**Request:**
For the data below, transcribe the part that opens with the line containing "Write the Apache ECharts code for this chart." and closes with the line containing "const minorMultipliers = [2, 3, 4, 5, 6, 7, 8, 9];", exactly and with no pictures.

**Supplied entries:**
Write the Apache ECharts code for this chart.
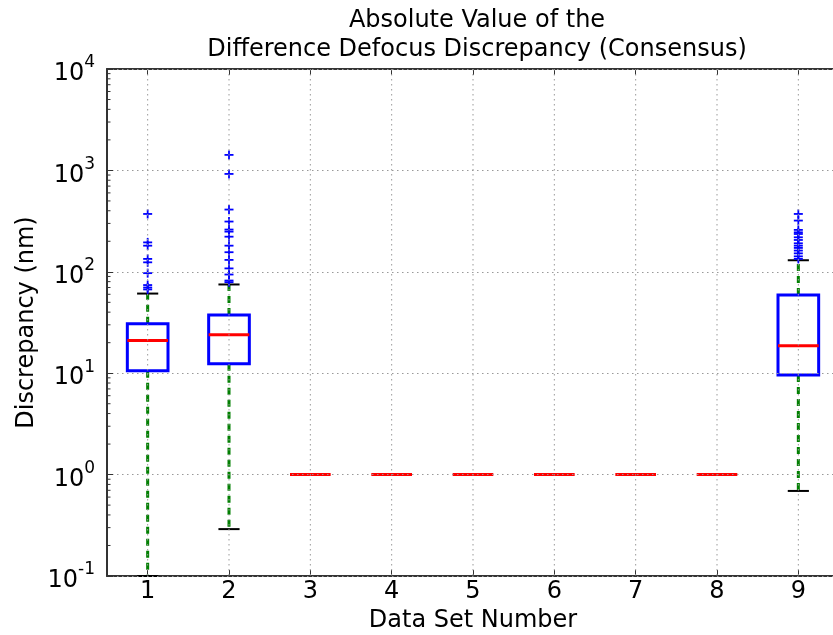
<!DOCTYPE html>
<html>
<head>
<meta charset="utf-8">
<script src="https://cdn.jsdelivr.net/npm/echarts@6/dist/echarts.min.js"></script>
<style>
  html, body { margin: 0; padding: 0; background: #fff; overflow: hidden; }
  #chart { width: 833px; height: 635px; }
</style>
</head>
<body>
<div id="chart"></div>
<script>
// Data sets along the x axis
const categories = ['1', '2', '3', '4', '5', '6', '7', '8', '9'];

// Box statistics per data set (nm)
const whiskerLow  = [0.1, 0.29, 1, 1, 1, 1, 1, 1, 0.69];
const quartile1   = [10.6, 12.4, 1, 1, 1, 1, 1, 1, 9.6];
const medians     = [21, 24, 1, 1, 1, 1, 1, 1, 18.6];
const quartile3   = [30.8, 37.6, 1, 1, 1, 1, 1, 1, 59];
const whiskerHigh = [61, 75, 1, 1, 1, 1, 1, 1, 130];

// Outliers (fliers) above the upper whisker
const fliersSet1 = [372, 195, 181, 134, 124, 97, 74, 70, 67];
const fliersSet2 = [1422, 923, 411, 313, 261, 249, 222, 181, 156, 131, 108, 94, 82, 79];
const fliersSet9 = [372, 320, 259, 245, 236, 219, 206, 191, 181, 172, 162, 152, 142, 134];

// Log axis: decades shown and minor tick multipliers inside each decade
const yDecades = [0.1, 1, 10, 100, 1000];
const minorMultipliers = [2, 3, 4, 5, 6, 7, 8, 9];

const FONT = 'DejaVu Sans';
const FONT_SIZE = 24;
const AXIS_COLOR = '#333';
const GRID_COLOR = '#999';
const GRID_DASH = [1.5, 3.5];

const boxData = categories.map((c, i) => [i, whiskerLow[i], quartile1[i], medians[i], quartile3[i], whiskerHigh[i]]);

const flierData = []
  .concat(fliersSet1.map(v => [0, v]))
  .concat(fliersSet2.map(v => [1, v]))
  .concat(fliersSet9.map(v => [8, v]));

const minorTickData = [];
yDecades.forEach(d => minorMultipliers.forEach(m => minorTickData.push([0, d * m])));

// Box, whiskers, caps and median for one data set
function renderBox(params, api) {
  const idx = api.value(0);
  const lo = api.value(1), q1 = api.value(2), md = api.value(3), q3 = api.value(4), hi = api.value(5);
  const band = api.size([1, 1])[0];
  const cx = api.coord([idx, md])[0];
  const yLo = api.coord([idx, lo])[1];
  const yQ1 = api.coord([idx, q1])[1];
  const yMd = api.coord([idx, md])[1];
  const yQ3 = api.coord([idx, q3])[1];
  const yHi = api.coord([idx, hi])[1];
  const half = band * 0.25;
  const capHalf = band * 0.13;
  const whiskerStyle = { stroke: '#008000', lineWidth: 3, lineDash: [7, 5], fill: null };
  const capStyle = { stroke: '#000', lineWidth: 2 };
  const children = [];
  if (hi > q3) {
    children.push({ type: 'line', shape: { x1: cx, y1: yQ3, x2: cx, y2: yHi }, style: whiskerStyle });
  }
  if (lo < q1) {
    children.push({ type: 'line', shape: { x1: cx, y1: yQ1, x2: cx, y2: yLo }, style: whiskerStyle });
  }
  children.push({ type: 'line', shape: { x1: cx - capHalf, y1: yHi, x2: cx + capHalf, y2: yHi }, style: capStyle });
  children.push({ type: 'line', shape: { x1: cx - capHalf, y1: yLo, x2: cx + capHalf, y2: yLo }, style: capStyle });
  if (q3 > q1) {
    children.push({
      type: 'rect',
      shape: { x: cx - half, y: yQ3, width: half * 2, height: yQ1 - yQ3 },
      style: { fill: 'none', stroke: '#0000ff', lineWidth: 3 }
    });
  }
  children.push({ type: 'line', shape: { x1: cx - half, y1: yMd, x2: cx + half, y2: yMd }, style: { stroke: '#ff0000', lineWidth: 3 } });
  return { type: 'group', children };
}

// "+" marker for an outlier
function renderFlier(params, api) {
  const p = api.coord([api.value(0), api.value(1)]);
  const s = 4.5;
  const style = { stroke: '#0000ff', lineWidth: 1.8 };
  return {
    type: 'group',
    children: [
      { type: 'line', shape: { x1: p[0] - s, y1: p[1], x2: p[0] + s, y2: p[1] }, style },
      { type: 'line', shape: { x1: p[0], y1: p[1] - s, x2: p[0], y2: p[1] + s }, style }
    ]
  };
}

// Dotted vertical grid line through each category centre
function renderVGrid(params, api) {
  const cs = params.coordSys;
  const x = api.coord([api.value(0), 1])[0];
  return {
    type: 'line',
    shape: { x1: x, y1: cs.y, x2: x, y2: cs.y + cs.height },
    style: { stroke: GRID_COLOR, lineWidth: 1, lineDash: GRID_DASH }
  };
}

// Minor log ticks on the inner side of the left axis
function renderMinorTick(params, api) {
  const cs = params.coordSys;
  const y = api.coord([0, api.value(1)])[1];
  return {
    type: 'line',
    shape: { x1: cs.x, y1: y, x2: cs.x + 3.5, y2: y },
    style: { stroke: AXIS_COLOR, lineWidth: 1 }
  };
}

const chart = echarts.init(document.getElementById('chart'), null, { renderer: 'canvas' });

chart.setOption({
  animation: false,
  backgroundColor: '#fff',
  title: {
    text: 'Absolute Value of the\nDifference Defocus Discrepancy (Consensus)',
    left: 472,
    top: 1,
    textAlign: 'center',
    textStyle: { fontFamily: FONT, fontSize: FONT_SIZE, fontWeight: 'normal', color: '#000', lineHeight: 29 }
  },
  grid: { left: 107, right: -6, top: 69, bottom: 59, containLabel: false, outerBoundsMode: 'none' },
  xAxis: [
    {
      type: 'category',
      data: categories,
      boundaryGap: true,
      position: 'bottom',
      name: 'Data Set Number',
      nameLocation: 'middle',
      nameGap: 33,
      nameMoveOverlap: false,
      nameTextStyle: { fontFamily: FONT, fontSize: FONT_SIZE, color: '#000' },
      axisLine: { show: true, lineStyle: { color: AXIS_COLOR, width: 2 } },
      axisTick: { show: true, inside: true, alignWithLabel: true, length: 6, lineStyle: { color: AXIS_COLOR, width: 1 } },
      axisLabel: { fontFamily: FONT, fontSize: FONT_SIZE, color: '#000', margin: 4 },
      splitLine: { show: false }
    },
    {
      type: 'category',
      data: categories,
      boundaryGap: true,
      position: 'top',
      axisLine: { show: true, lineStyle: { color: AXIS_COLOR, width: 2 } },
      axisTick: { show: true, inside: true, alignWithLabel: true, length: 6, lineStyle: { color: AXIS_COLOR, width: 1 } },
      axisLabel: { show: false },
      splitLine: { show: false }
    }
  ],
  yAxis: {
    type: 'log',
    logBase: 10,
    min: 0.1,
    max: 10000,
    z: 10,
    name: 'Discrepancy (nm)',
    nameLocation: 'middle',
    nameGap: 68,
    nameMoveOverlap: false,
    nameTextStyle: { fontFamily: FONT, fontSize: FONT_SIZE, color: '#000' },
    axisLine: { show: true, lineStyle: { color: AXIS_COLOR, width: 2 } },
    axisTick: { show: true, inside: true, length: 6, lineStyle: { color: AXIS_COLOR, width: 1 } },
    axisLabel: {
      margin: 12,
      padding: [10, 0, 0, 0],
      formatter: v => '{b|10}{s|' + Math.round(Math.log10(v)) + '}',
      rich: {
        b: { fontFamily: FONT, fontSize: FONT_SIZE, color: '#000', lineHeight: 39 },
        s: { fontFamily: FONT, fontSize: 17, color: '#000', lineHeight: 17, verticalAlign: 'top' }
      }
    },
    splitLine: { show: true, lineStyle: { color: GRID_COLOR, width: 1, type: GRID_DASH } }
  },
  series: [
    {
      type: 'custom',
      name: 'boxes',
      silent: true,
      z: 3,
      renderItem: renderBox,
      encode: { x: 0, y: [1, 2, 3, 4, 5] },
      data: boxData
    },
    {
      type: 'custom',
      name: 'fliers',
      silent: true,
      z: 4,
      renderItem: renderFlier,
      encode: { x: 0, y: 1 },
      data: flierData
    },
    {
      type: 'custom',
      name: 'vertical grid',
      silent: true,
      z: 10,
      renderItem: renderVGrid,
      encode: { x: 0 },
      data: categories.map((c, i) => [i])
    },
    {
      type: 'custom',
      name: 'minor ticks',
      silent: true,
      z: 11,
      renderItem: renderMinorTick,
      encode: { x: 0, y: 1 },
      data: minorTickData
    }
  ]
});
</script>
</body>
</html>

--

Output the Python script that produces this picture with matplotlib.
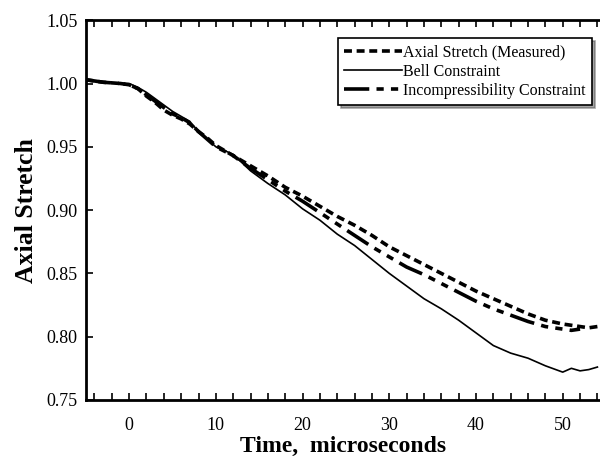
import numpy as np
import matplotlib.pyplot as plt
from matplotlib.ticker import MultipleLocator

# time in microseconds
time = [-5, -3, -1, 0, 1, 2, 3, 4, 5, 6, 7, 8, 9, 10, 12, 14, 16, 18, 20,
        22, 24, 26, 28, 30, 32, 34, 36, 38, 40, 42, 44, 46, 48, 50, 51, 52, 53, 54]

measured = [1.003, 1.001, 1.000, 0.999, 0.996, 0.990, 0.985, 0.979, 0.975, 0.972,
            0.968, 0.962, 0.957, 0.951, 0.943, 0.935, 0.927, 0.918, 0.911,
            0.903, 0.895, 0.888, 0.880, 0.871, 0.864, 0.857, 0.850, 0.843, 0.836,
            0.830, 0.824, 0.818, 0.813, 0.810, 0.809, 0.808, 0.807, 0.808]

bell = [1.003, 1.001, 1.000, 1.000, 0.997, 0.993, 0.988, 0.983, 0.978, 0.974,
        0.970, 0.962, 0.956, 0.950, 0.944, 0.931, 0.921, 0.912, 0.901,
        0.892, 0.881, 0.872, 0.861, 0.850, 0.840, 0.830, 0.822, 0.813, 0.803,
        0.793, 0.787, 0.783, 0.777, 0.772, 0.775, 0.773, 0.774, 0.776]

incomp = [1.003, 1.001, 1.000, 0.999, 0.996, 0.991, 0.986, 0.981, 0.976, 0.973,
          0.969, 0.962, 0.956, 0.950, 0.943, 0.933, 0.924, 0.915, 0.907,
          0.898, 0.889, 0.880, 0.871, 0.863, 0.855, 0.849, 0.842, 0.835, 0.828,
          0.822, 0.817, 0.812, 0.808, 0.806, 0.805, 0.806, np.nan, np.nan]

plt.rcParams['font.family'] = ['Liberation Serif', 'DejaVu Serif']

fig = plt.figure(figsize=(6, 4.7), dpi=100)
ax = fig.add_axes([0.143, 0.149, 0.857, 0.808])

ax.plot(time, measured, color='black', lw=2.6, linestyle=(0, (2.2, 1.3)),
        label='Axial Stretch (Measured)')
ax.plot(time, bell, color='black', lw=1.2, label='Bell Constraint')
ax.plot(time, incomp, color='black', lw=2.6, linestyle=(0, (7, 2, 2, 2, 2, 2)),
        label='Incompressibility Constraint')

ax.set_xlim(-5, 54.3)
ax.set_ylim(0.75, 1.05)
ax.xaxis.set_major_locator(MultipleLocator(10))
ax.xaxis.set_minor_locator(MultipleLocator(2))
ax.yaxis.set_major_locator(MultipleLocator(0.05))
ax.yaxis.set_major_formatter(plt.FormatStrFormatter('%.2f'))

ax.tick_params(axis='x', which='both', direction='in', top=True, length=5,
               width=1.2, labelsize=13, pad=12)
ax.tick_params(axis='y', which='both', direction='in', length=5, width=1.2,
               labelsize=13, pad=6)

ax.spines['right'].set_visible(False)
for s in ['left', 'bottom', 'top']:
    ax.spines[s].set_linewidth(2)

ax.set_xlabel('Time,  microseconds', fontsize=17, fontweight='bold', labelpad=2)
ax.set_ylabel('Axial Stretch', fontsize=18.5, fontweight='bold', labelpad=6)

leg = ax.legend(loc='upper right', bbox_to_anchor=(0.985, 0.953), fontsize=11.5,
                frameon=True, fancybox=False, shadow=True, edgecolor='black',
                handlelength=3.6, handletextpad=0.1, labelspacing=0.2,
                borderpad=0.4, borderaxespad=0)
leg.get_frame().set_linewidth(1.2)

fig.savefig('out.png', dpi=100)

--

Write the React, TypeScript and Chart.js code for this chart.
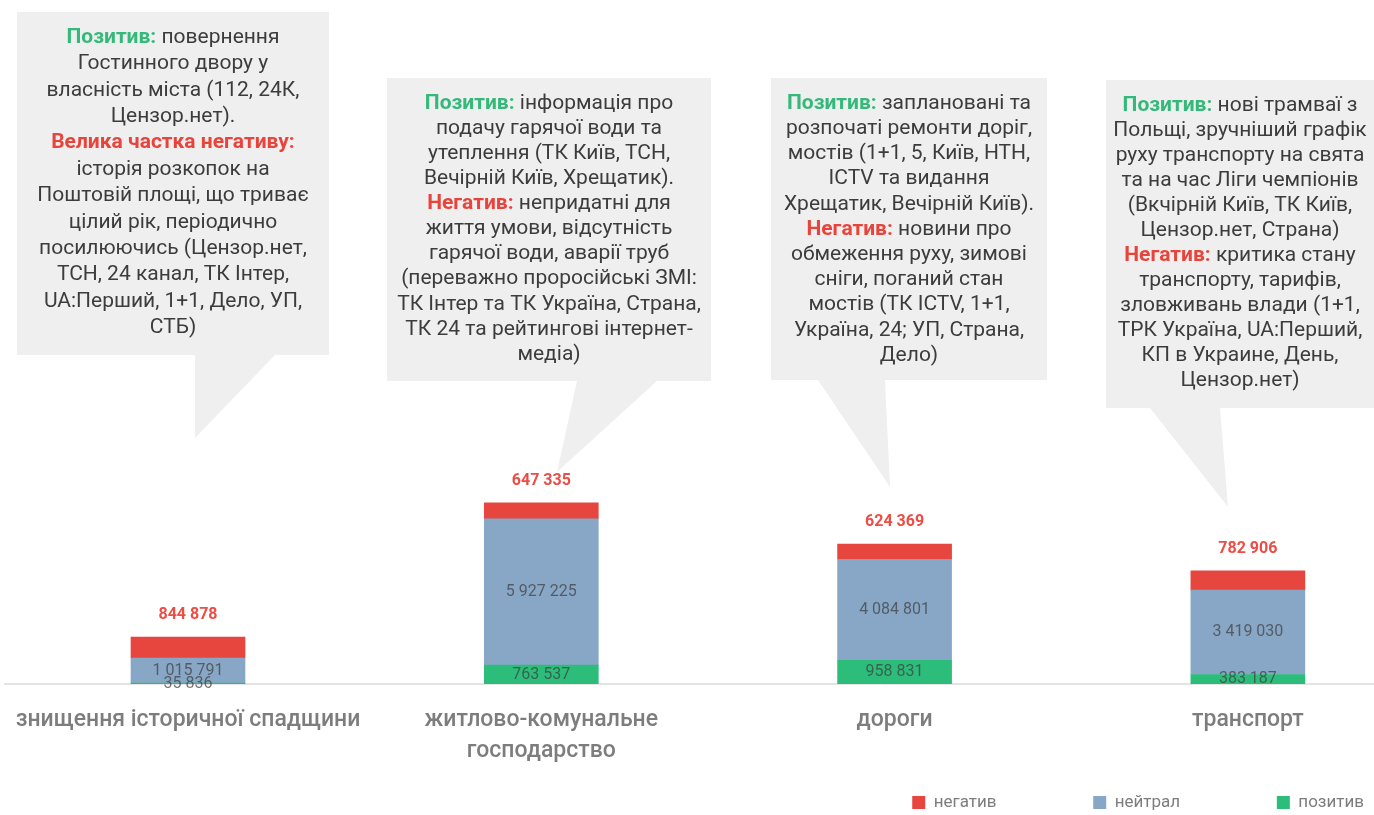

**Result for this exercise:**
Write the Apache ECharts code for this chart.
<!DOCTYPE html>
<html>
<head>
<meta charset="utf-8">
<script src="https://cdn.jsdelivr.net/npm/echarts@6/dist/echarts.min.js"></script>
<style>
  html, body { margin: 0; padding: 0; background: #fff; overflow: hidden; }
  #chart { width: 833px; height: 635px; }
</style>
</head>
<body>
<div id="chart"></div>
<script>
// Data sets along the x axis
const categories = ['1', '2', '3', '4', '5', '6', '7', '8', '9'];

// Box statistics per data set (nm)
const whiskerLow  = [0.1, 0.29, 1, 1, 1, 1, 1, 1, 0.69];
const quartile1   = [10.6, 12.4, 1, 1, 1, 1, 1, 1, 9.6];
const medians     = [21, 24, 1, 1, 1, 1, 1, 1, 18.6];
const quartile3   = [30.8, 37.6, 1, 1, 1, 1, 1, 1, 59];
const whiskerHigh = [61, 75, 1, 1, 1, 1, 1, 1, 130];

// Outliers (fliers) above the upper whisker
const fliersSet1 = [372, 195, 181, 134, 124, 97, 74, 70, 67];
const fliersSet2 = [1422, 923, 411, 313, 261, 249, 222, 181, 156, 131, 108, 94, 82, 79];
const fliersSet9 = [372, 320, 259, 245, 236, 219, 206, 191, 181, 172, 162, 152, 142, 134];

// Log axis: decades shown and minor tick multipliers inside each decade
const yDecades = [0.1, 1, 10, 100, 1000];
const minorMultipliers = [2, 3, 4, 5, 6, 7, 8, 9];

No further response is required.